Going through the list I think I’m a textbook case. Psychological distress? Judging by all the stress eating, check. Freaking out about what I’ve done and what’s left to do? Everyone I’m here in New York with seems to have come between their first and second year of University. I’ve already graduated. Was I supposed to do this sooner? Have I put my life-plan back by a whole year? What could I have done with that lost year of my life. That’s a double check. Acting out in bizarre ways? God yes. Let’s not go into that one.
I don’t think I’m just overacting. Millennials have been primed for their early onset midlife crisis’s for a while now. This generation has been fed the notion that as soon as you step foot off the stage at college graduation, your life should be in perfect order. My own experience of my final and even penultimate year of further education was full of seminars about how to get your forever job lined up for immediately after graduation. They were talking about how many years you would need to stay in that first job to make it worthwhile. Years?
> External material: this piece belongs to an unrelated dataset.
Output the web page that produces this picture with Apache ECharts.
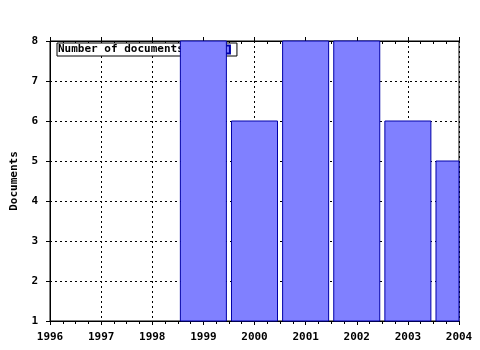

I wasn’t ready for that kind of commitment at 21. Is anyone ready for that kind of commitment at 21?
It’s not even just the pressure that colleges put on you. The media is full terrifying “advise” for millennials that is about as reassuring as bloodstains on a roller coaster seat. Do we need life insurance? How’s your retirement plan looking after just entering the workforce? You know you need to buy a house before it’s too late right?
Outsiders will often theorize about why millennial humor is so weird, or why we behave so differently from other generations. And the answer is because ya’ll broke us down mentally with all this pressure, so our personalities are now just a series of coping mechanisms.
Deep down I know that at twenty-two there’s time to get my life in order. But if everyone could stop so desperately trying to convince me otherwise that would be great. Maybe then I could be around teenagers without wanting to cry with envy.